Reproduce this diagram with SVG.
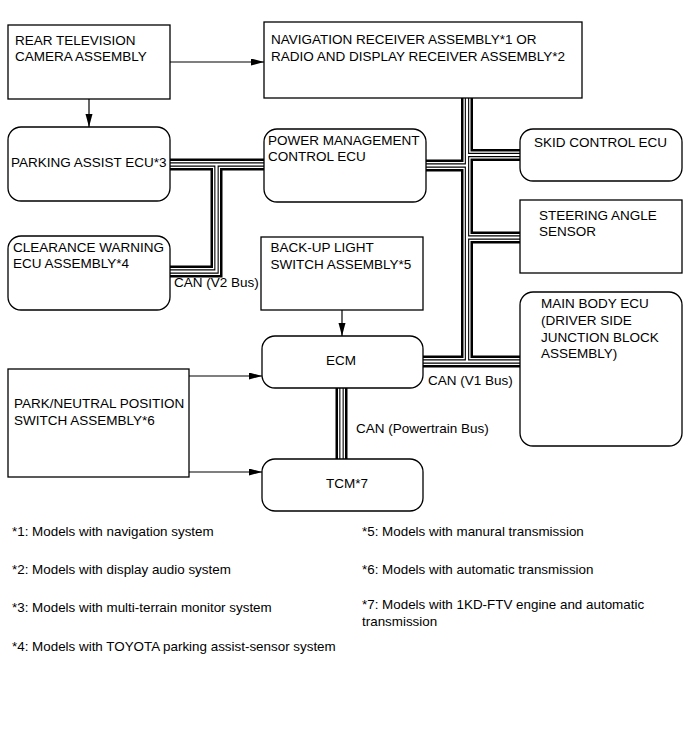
<svg xmlns="http://www.w3.org/2000/svg" xmlns:xlink="http://www.w3.org/1999/xlink" width="690" height="756" viewBox="0 0 690 756">
<style>
  .box { fill: #fff; stroke: #000; stroke-width: 1.3; }
  .t { font-family: "Liberation Sans", Arial, sans-serif; font-size: 13.5px; fill: #000; }
  .fn { font-family: "Liberation Sans", Arial, sans-serif; font-size: 13.4px; fill: #000; }
  .arrow { fill: none; stroke: #000; stroke-width: 1.2; marker-end: url(#ah); }
  .b1 { fill: none; stroke: #000; stroke-width: 12; }
  .b2 { fill: none; stroke: #fff; stroke-width: 7; }
  .b3 { fill: none; stroke: #000; stroke-width: 4.4; }
  .b4 { fill: none; stroke: #fff; stroke-width: 2.2; }
</style>
<defs>
  <marker id="ah" markerUnits="userSpaceOnUse" markerWidth="13" markerHeight="8" refX="13" refY="3.5" orient="auto">
    <path d="M0,0 L13,3.5 L0,7 z" fill="#000"/>
  </marker>
  <path id="bus" d="M467,98 V361.5 M426,165.5 H467 M467,155 H520 M467,237.5 H520 M423,361.5 H520 M170,164.5 H264 M216.5,164.5 V271.5 H170 M341.5,388 V459"/>
</defs>
<rect width="690" height="756" fill="#fff"/>

<g id="connectors">
  <use xlink:href="#bus" class="b1"/>
  <use xlink:href="#bus" class="b2"/>
  <use xlink:href="#bus" class="b3"/>
  <use xlink:href="#bus" class="b4"/>
  <path class="arrow" d="M170,62 H264"/>
  <path class="arrow" d="M89,99 V127"/>
  <path class="arrow" d="M342,310 V336"/>
  <path class="arrow" d="M189,376 H262"/>
  <path class="arrow" d="M189,472 H262"/>
  <text class="t" x="174" y="287">CAN (V2 Bus)</text>
  <text class="t" x="428" y="385">CAN (V1 Bus)</text>
  <text class="t" x="356" y="433">CAN (Powertrain Bus)</text>
</g>

<g id="rear-camera">
  <rect class="box" x="8" y="25" width="162" height="74"/>
  <text class="t" x="15" y="44.5">REAR TELEVISION</text>
  <text class="t" x="15" y="61">CAMERA ASSEMBLY</text>
</g>
<g id="nav-receiver">
  <rect class="box" x="264" y="22" width="318" height="76"/>
  <text class="t" x="271" y="44">NAVIGATION RECEIVER ASSEMBLY*1 OR</text>
  <text class="t" x="271" y="61">RADIO AND DISPLAY RECEIVER ASSEMBLY*2</text>
</g>
<g id="parking-assist">
  <rect class="box" x="8" y="127" width="162" height="74" rx="13"/>
  <text class="t" x="11" y="167">PARKING ASSIST ECU*3</text>
</g>
<g id="pmc-ecu">
  <rect class="box" x="264" y="129" width="162" height="73" rx="13"/>
  <text class="t" x="268" y="145">POWER MANAGEMENT</text>
  <text class="t" x="268" y="161">CONTROL ECU</text>
</g>
<g id="skid-control">
  <rect class="box" x="520" y="129" width="162" height="52" rx="13"/>
  <text class="t" x="534" y="146.5">SKID CONTROL ECU</text>
</g>
<g id="steering-sensor">
  <rect class="box" x="520" y="200" width="162" height="73"/>
  <text class="t" x="539" y="220">STEERING ANGLE</text>
  <text class="t" x="539" y="236">SENSOR</text>
</g>
<g id="clearance-warning">
  <rect class="box" x="8" y="236" width="162" height="74" rx="13"/>
  <text class="t" x="13" y="252">CLEARANCE WARNING</text>
  <text class="t" x="13" y="268">ECU ASSEMBLY*4</text>
</g>
<g id="backup-light">
  <rect class="box" x="261" y="237" width="162" height="73"/>
  <text class="t" x="270.5" y="252">BACK-UP LIGHT</text>
  <text class="t" x="270.5" y="268.5">SWITCH ASSEMBLY*5</text>
</g>
<g id="main-body-ecu">
  <rect class="box" x="520" y="292" width="162" height="154" rx="13"/>
  <text class="t" x="541" y="308">MAIN BODY ECU</text>
  <text class="t" x="541" y="325">(DRIVER SIDE</text>
  <text class="t" x="541" y="341.5">JUNCTION BLOCK</text>
  <text class="t" x="541" y="358">ASSEMBLY)</text>
</g>
<g id="ecm">
  <rect class="box" x="262" y="336" width="161" height="52" rx="13"/>
  <text class="t" x="326" y="364.5">ECM</text>
</g>
<g id="park-neutral-switch">
  <rect class="box" x="8" y="369" width="181" height="108"/>
  <text class="t" x="14" y="407.5">PARK/NEUTRAL POSITION</text>
  <text class="t" x="14" y="425">SWITCH ASSEMBLY*6</text>
</g>
<g id="tcm">
  <rect class="box" x="262" y="459" width="161" height="52" rx="13"/>
  <text class="t" x="326" y="488">TCM*7</text>
</g>

<g id="footnotes">
  <text class="fn" x="12" y="536">*1: Models with navigation system</text>
  <text class="fn" x="12" y="574">*2: Models with display audio system</text>
  <text class="fn" x="12" y="612">*3: Models with multi-terrain monitor system</text>
  <text class="fn" x="12" y="651">*4: Models with TOYOTA parking assist-sensor system</text>
  <text class="fn" x="362" y="536">*5: Models with manural transmission</text>
  <text class="fn" x="362" y="574">*6: Models with automatic transmission</text>
  <text class="fn" x="362" y="609">*7: Models with 1KD-FTV engine and automatic</text>
  <text class="fn" x="362" y="626">transmission</text>
</g>
</svg>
- - -
▶ _Stated task_
Keep the pictures out of the copy and write out the data exactly as it stands.

▶ _Expected answer_
Reproduce this diagram with SVG.
<svg xmlns="http://www.w3.org/2000/svg" xmlns:xlink="http://www.w3.org/1999/xlink" width="690" height="756" viewBox="0 0 690 756">
<style>
  .box { fill: #fff; stroke: #000; stroke-width: 1.3; }
  .t { font-family: "Liberation Sans", Arial, sans-serif; font-size: 13.5px; fill: #000; }
  .fn { font-family: "Liberation Sans", Arial, sans-serif; font-size: 13.4px; fill: #000; }
  .arrow { fill: none; stroke: #000; stroke-width: 1.2; marker-end: url(#ah); }
  .b1 { fill: none; stroke: #000; stroke-width: 12; }
  .b2 { fill: none; stroke: #fff; stroke-width: 7; }
  .b3 { fill: none; stroke: #000; stroke-width: 4.4; }
  .b4 { fill: none; stroke: #fff; stroke-width: 2.2; }
</style>
<defs>
  <marker id="ah" markerUnits="userSpaceOnUse" markerWidth="13" markerHeight="8" refX="13" refY="3.5" orient="auto">
    <path d="M0,0 L13,3.5 L0,7 z" fill="#000"/>
  </marker>
  <path id="bus" d="M467,98 V361.5 M426,165.5 H467 M467,155 H520 M467,237.5 H520 M423,361.5 H520 M170,164.5 H264 M216.5,164.5 V271.5 H170 M341.5,388 V459"/>
</defs>
<rect width="690" height="756" fill="#fff"/>

<g id="connectors">
  <use xlink:href="#bus" class="b1"/>
  <use xlink:href="#bus" class="b2"/>
  <use xlink:href="#bus" class="b3"/>
  <use xlink:href="#bus" class="b4"/>
  <path class="arrow" d="M170,62 H264"/>
  <path class="arrow" d="M89,99 V127"/>
  <path class="arrow" d="M342,310 V336"/>
  <path class="arrow" d="M189,376 H262"/>
  <path class="arrow" d="M189,472 H262"/>
  <text class="t" x="174" y="287">CAN (V2 Bus)</text>
  <text class="t" x="428" y="385">CAN (V1 Bus)</text>
  <text class="t" x="356" y="433">CAN (Powertrain Bus)</text>
</g>

<g id="rear-camera">
  <rect class="box" x="8" y="25" width="162" height="74"/>
  <text class="t" x="15" y="44.5">REAR TELEVISION</text>
  <text class="t" x="15" y="61">CAMERA ASSEMBLY</text>
</g>
<g id="nav-receiver">
  <rect class="box" x="264" y="22" width="318" height="76"/>
  <text class="t" x="271" y="44">NAVIGATION RECEIVER ASSEMBLY*1 OR</text>
  <text class="t" x="271" y="61">RADIO AND DISPLAY RECEIVER ASSEMBLY*2</text>
</g>
<g id="parking-assist">
  <rect class="box" x="8" y="127" width="162" height="74" rx="13"/>
  <text class="t" x="11" y="167">PARKING ASSIST ECU*3</text>
</g>
<g id="pmc-ecu">
  <rect class="box" x="264" y="129" width="162" height="73" rx="13"/>
  <text class="t" x="268" y="145">POWER MANAGEMENT</text>
  <text class="t" x="268" y="161">CONTROL ECU</text>
</g>
<g id="skid-control">
  <rect class="box" x="520" y="129" width="162" height="52" rx="13"/>
  <text class="t" x="534" y="146.5">SKID CONTROL ECU</text>
</g>
<g id="steering-sensor">
  <rect class="box" x="520" y="200" width="162" height="73"/>
  <text class="t" x="539" y="220">STEERING ANGLE</text>
  <text class="t" x="539" y="236">SENSOR</text>
</g>
<g id="clearance-warning">
  <rect class="box" x="8" y="236" width="162" height="74" rx="13"/>
  <text class="t" x="13" y="252">CLEARANCE WARNING</text>
  <text class="t" x="13" y="268">ECU ASSEMBLY*4</text>
</g>
<g id="backup-light">
  <rect class="box" x="261" y="237" width="162" height="73"/>
  <text class="t" x="270.5" y="252">BACK-UP LIGHT</text>
  <text class="t" x="270.5" y="268.5">SWITCH ASSEMBLY*5</text>
</g>
<g id="main-body-ecu">
  <rect class="box" x="520" y="292" width="162" height="154" rx="13"/>
  <text class="t" x="541" y="308">MAIN BODY ECU</text>
  <text class="t" x="541" y="325">(DRIVER SIDE</text>
  <text class="t" x="541" y="341.5">JUNCTION BLOCK</text>
  <text class="t" x="541" y="358">ASSEMBLY)</text>
</g>
<g id="ecm">
  <rect class="box" x="262" y="336" width="161" height="52" rx="13"/>
  <text class="t" x="326" y="364.5">ECM</text>
</g>
<g id="park-neutral-switch">
  <rect class="box" x="8" y="369" width="181" height="108"/>
  <text class="t" x="14" y="407.5">PARK/NEUTRAL POSITION</text>
  <text class="t" x="14" y="425">SWITCH ASSEMBLY*6</text>
</g>
<g id="tcm">
  <rect class="box" x="262" y="459" width="161" height="52" rx="13"/>
  <text class="t" x="326" y="488">TCM*7</text>
</g>

<g id="footnotes">
  <text class="fn" x="12" y="536">*1: Models with navigation system</text>
  <text class="fn" x="12" y="574">*2: Models with display audio system</text>
  <text class="fn" x="12" y="612">*3: Models with multi-terrain monitor system</text>
  <text class="fn" x="12" y="651">*4: Models with TOYOTA parking assist-sensor system</text>
  <text class="fn" x="362" y="536">*5: Models with manural transmission</text>
  <text class="fn" x="362" y="574">*6: Models with automatic transmission</text>
  <text class="fn" x="362" y="609">*7: Models with 1KD-FTV engine and automatic</text>
  <text class="fn" x="362" y="626">transmission</text>
</g>
</svg>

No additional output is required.